Sin abdicar en modo alguno de su formato policial –que está plausiblemente construido- “Crimen en El Cairo” evoluciona paralelamente hacia la denuncia y, ulteriormente, al testimonio social y político.
En ese marco, mientras el protagonista prosigue la pesquisa para determinar eventuales responsabilidades penales y se registran otros homicidios e intrigas varias, comienzan las primeras protestas callejeras que culminarán, en el marco de la denominada “Primavera árabe”, en el derrocamiento del sangriento dictador Hosni Mubarak, quien detentó el poder absoluto durante más de treinta años.
Corroborando su reconocido oficio narrativo, el director y guionista Tarik Saleh despliega dos escenografías paralelas, donde por un lado se dirime el caso policial y por el otro el alzamiento popular que despunta en la emblemática Plaza Tarhir, en el centro de la capital.
Más allá de meras referencias históricas –que obviamente son tan pertinentes como oportunos- “Crimen en El Cairo” es un film de sesgo testimonial, que denuncia, sin ambages, la corrupción institucionalizada y la absoluta impunidad del poder.
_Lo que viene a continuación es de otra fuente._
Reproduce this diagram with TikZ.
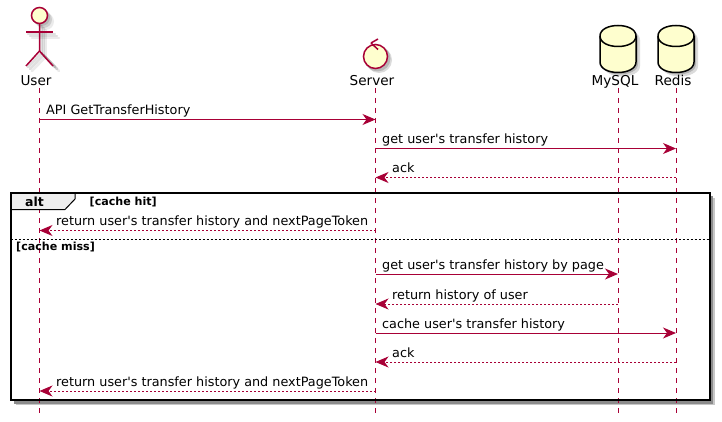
\documentclass[tikz,border=0pt]{standalone}
\usepackage{fontspec}
\usepackage{xcolor}
\setmainfont{DejaVu Sans}
\usetikzlibrary{positioning,calc,arrows.meta,shapes.geometric}

\definecolor{seqline}{HTML}{A80036}
\definecolor{seqfill}{HTML}{FEFECE}
\definecolor{tabfill}{HTML}{EEEEEE}

\tikzset{
    lifeline/.style={seqline, line width=1pt, dash pattern=on 5pt off 5pt},
    callmsg/.style={seqline, line width=1pt, -{Stealth[length=13pt,width=11pt,inset=4pt]}},
    backmsg/.style={callmsg, dash pattern=on 2pt off 2pt},
    msgtext/.style={anchor=base west, inner sep=0pt, font=\fontsize{12.8}{15}\selectfont},
    headtext/.style={anchor=base, inner sep=0pt, font=\fontsize{13.6}{16}\selectfont},
    guardtext/.style={anchor=base west, inner sep=0pt, font=\fontsize{11.1}{13}\selectfont\bfseries},
    softshadow/.style={black, line cap=round, line join=round},
    dbbody/.style={draw=black, fill=seqfill, line width=1.5pt}
}

\begin{document}
\begin{tikzpicture}[x=1pt, y=-1pt]
    \useasboundingbox (0,0) rectangle (722,422);

    % alt frame shadow
    \coordinate (frametl) at (10.5,192.5);
    \coordinate (framebr) at (709.5,400);
    \fill[black!22] ($(frametl)+(5,5)$) rectangle ($(framebr)+(5,5)$);
    \fill[black!45] ($(frametl)+(3,3)$) rectangle ($(framebr)+(3.5,3.5)$);
    \fill[white] (frametl) rectangle (framebr);

    % lifelines
    \coordinate (user) at (39.5,88);
    \coordinate (server) at (375.5,88);
    \coordinate (mysql) at (618,88);
    \coordinate (redis) at (676,88);
    \coordinate (bottom) at (0,415);
    \draw[lifeline] (user) -- (user |- bottom);
    \draw[lifeline] (server) -- (server |- bottom);
    \draw[lifeline] (mysql) -- (mysql |- bottom);
    \draw[lifeline] (redis) -- (redis |- bottom);

    % User
    \foreach \off/\alp in {2/0.12,4/0.12,6/0.08}{
        \draw[softshadow, line width=2.5pt, opacity=\alp] (39.5+\off,24+\off) -- (39.5+\off,51+\off) -- (26+\off,65+\off);
        \draw[softshadow, line width=2.5pt, opacity=\alp] (39.5+\off,51+\off) -- (53+\off,65+\off);
        \draw[softshadow, line width=2.5pt, opacity=\alp] (26+\off,32+\off) -- (53+\off,32+\off);
        \fill[softshadow, opacity=\alp] (39.5+\off,15.5+\off) circle (8.5);
    }
    \draw[seqline, line width=1.5pt, fill=seqfill] (39.5,15.5) circle (8);
    \draw[seqline, line width=1.5pt] (39.5,24) -- (39.5,51) -- (26,66);
    \draw[seqline, line width=1.5pt] (39.5,51) -- (53,66);
    \draw[seqline, line width=1.5pt] (26,32) -- (53,32);
    \node[headtext] (usertext) at (36,86) {User};

    % Server
    \foreach \off/\alp in {2/0.16,3.5/0.14}{
        \fill[softshadow, opacity=\alp] (375.5+\off,56.5+\off) circle (13);
    }
    \draw[seqline, line width=1.5pt, fill=seqfill] (375.5,56.5) circle (12);
    \draw[seqline, line width=1.5pt] (371,43) -- (378,39);
    \draw[seqline, line width=1.5pt] (371,43) -- (378,49.5);
    \node[headtext] (servertext) at (372,86) {Server};

    % MySQL, Redis
    \foreach \cx/\name/\lbl in {618/mysqltext/MySQL,676/redistext/Redis}{
        \foreach \off/\alp in {2/0.18,4/0.14}{
            \fill[softshadow, opacity=\alp] (\cx-18+\off,36+\off) .. controls (\cx-18+\off,22+\off) and (\cx+18+\off,22+\off) .. (\cx+18+\off,36+\off)
                -- (\cx+18+\off,62+\off) .. controls (\cx+18+\off,76+\off) and (\cx-18+\off,76+\off) .. (\cx-18+\off,62+\off) -- cycle;
        }
        \draw[dbbody] (\cx-18,36) .. controls (\cx-18,22) and (\cx+18,22) .. (\cx+18,36)
            -- (\cx+18,62) .. controls (\cx+18,76) and (\cx-18,76) .. (\cx-18,62) -- cycle;
        \draw[black, line width=1.5pt] (\cx-18,36) .. controls (\cx-18,50) and (\cx+18,50) .. (\cx+18,36);
        \node[headtext] (\name) at (\cx-3,86) {\lbl};
    }

    % alt frame
    \draw[black, line width=1pt, fill=tabfill] (frametl) -- (75,192.5) -- (75,199) -- (65,209.5) -- (10.5,209.5) -- cycle;
    \draw[black, line width=2pt] (frametl) rectangle (framebr);
    \draw[black, line width=1pt, dash pattern=on 2pt off 2pt] (frametl |- 0,239) -- (framebr |- 0,239);
    \node[anchor=base, inner sep=0pt, font=\fontsize{12.5}{15}\selectfont\bfseries] (alttext) at (34.5,206) {alt};
    \node[guardtext] (hittext) at (89.5,205) {[cache hit]};
    \node[guardtext] (misstext) at (16,250) {[cache miss]};

    % messages
    \coordinate (r1) at (0,119.5);
    \coordinate (r2) at (0,148.5);
    \coordinate (r3) at (0,177.5);
    \coordinate (r4) at (0,230.5);
    \coordinate (r5) at (0,274);
    \coordinate (r6) at (0,304);
    \coordinate (r7) at (0,333);
    \coordinate (r8) at (0,362);
    \coordinate (r9) at (0,391);

    \draw[callmsg] (user |- r1) -- (server |- r1);
    \node[msgtext] (t1) at ($(user |- r1)+(6.5,-5)$) {API GetTransferHistory};

    \draw[callmsg] (server |- r2) -- (redis |- r2);
    \node[msgtext] (t2) at ($(server |- r2)+(6.5,-5)$) {get user\textquotesingle s transfer history};

    \draw[backmsg] (redis |- r3) -- (server |- r3);
    \node[msgtext] (t3) at ($(server |- r3)+(16.5,-5)$) {ack};

    \draw[backmsg] (server |- r4) -- (user |- r4);
    \node[msgtext] (t4) at ($(user |- r4)+(16.5,-5)$) {return user\textquotesingle s transfer history and nextPageToken};

    \draw[callmsg] (server |- r5) -- (mysql |- r5);
    \node[msgtext] (t5) at ($(server |- r5)+(6.5,-5)$) {get user\textquotesingle s transfer history by page};

    \draw[backmsg] (mysql |- r6) -- (server |- r6);
    \node[msgtext] (t6) at ($(server |- r6)+(16.5,-5)$) {return history of user};

    \draw[callmsg] (server |- r7) -- (redis |- r7);
    \node[msgtext] (t7) at ($(server |- r7)+(6.5,-5)$) {cache user\textquotesingle s transfer history};

    \draw[backmsg] (redis |- r8) -- (server |- r8);
    \node[msgtext] (t8) at ($(server |- r8)+(16.5,-5)$) {ack};

    \draw[backmsg] (server |- r9) -- (user |- r9);
    \node[msgtext] (t9) at ($(user |- r9)+(16.5,-5)$) {return user\textquotesingle s transfer history and nextPageToken};
\end{tikzpicture}
\end{document}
También visibiliza la descarnada desigualdad social, confrontando a la pobreza extrema con la suntuosidad, por ejemplo, de la mansión donde reside un parlamentario sospechoso del crimen.
De todos modos, el film, que posee indudables logros en materia de fotografía, música montaje y obviamente interpretación, es, asimismo,un estupendo exponente del cine policial negro, que abunda en drama, tensión, suspenso, intriga y violencia física y psicológica.